1. Apparatus for processing a food product, such as a wheel of hard or semihard cheese, comprising the following units located in sequence:

a disking unit configured to cut said food product and to obtain disks;

a holing unit configured to make a hole in each of said disks to define an intermediate product shaped like a do-nut;

a weighing unit configured to assess the weight of at least one of said disks or said intermediate product;

a cutting unit configured to cut said intermediate product into a plurality of segments,

said holing unit, said weighing unit and said cutting unit being positioned adjacent to each other and aligned along a common working axis.

2. Apparatus as in claim 1, wherein movement members are provided in, or among, said holing unit, said weighing unit and said cutting unit in order to move at least said disks, said intermediate product and said segments along said working axis.

3. Apparatus as in claim 1, wherein said holing unit, said weighing unit and said cutting unit are provided with respective work planes all lying aligned on a single plane.

4. Apparatus as in claim 1, in that it comprises a management and control unit connected at least to said holing unit, said weighing unit and said cutting unit and configured to reciprocally synchronize their functioning.

5. Apparatus as in claim 1, wherein said disking unit comprises a support body on which to dispose said food product and cutting devices configured to cut said food product into disks.

6. Apparatus as in claim 5, wherein said cutting devices comprise a plurality of cutting tools, configured to cut several disks simultaneously from said food product.

7. Apparatus as in claim 1, wherein said disking unit comprises incision devices configured to superficially incise the lateral surface of said food product and to generate on said food surface at least one circumferential groove or incision.

8. Apparatus as in claim 7, wherein said incision devices comprise a plurality of milling tools each of which is configured to incise said food product circumferentially and to make simultaneously respective circumferential grooves or incisions.

9. Apparatus as in claim 1, wherein said disking unit comprises a manipulator device configured at least to move said disks from said disking unit toward said holing unit.

10. Apparatus as in claim 1, wherein said holing unit comprises a plurality of coring tools connected to actuation members configured to selectively move at least one of said coring tools against said disks and to make said hole, selection members being provided to selectively select one of said coring tools.

11. Apparatus as in claim 1, wherein said cutting unit comprises a cutting blade connected to actuation members configured to move said cutting blade linearly toward said intermediate product and rotation members provided to rotate said cutting blade angularly and to determine the amplitude of the angle of said segments.

12. Apparatus as in claim 1, wherein said cutting unit comprises holding and centering members configured to hold and center said intermediate product during the cutting operations.
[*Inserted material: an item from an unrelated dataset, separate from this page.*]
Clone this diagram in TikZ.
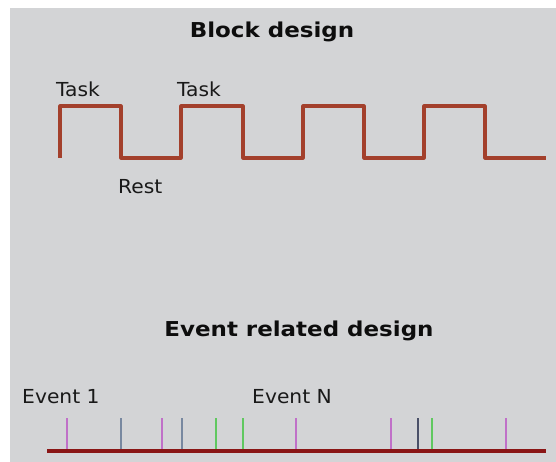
\documentclass[tikz,border=0pt]{standalone}
\usepackage{fontspec}
\setmainfont{DejaVu Sans}
\newfontfamily\lblfont{DejaVu Sans}[FakeStretch=1.05]
\newfontfamily\ttlfont{DejaVu Sans}[FakeStretch=1.12]
\definecolor{bggray}{HTML}{D3D4D6}
\definecolor{wavecol}{HTML}{A3402C}
\definecolor{basecol}{HTML}{8A1616}
\definecolor{tmag}{HTML}{C070C8}
\definecolor{tgray}{HTML}{7888A0}
\definecolor{tnavy}{HTML}{4A5068}
\definecolor{tgreen}{HTML}{60C860}
\begin{document}
\begin{tikzpicture}[x=1pt,y=-1pt,
  ttl/.style={anchor=base,inner sep=0pt,font=\ttlfont\bfseries\fontsize{20.5}{24}\selectfont,text=black!95},
  lbl/.style={anchor=base west,inner sep=0pt,font=\lblfont\fontsize{19.3}{23}\selectfont,text=black!90},
  wave/.style={draw=wavecol,line width=3.05pt,line join=round},
  tick/.style={line width=2.5pt}]
\useasboundingbox (0,0) rectangle (556,462);
\fill[white] (0,0) rectangle (556,462);
\fill[bggray] (10,8) rectangle (556,462);
% titles
\node[ttl] (t1) at (272,37.3) {Block design};
\node[ttl] (t2) at (299,336) {Event related design};
% block labels
\node[lbl] (task1) at (56,96.7) {Task};
\node[lbl] (task2) at (177,96.7) {Task};
\node[lbl] (rest) at (118,194) {Rest};
% square wave
\draw[wave] (60,158) -- (60,106) -- (121,106) -- (121,158) -- (181,158) -- (181,106)
  -- (243,106) -- (243,158) -- (303,158) -- (303,106) -- (364,106) -- (364,158)
  -- (424,158) -- (424,106) -- (485,106) -- (485,158) -- (546,158);
% event labels
\node[lbl] (ev1) at (22,403) {Event 1};
\node[lbl] (evn) at (252,403) {Event N};
% ticks
\foreach \x/\c in {67/tmag,121/tgray,162/tmag,182/tgray,216/tgreen,243/tgreen,296/tmag,391/tmag,418/tnavy,432/tgreen,506/tmag}
  \draw[tick,draw=\c] (\x,418) -- (\x,450);
% baseline
\coordinate (b0) at (47,451);
\coordinate (b1) at (546,451);
\draw[basecol,line width=3.6pt] (b0) -- (b1);
\end{tikzpicture}
\end{document}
13. Method for processing a food product, such as a wheel of hard or semihard cheese, comprising the following operations in sequence:

cutting said food product into a plurality of disks;

making a hole in each of said disks to define an intermediate product shaped like a do-nut;

assessing the weight of at least one of said disks or of said intermediate product;

cutting said intermediate product into a plurality of segments,

said operations of making said hole, assessing the weight and cutting said intermediate product being carried out one after the other along a common working axis.

14. Method as in claim 13, which also comprises superficially incising the lateral surface of said food product to generate on said lateral surface at least a circumferential groove or incision, and wherein cutting said food product into a plurality of disks is carried out at least partly simultaneously with the superficial incision of said lateral surface of said food product.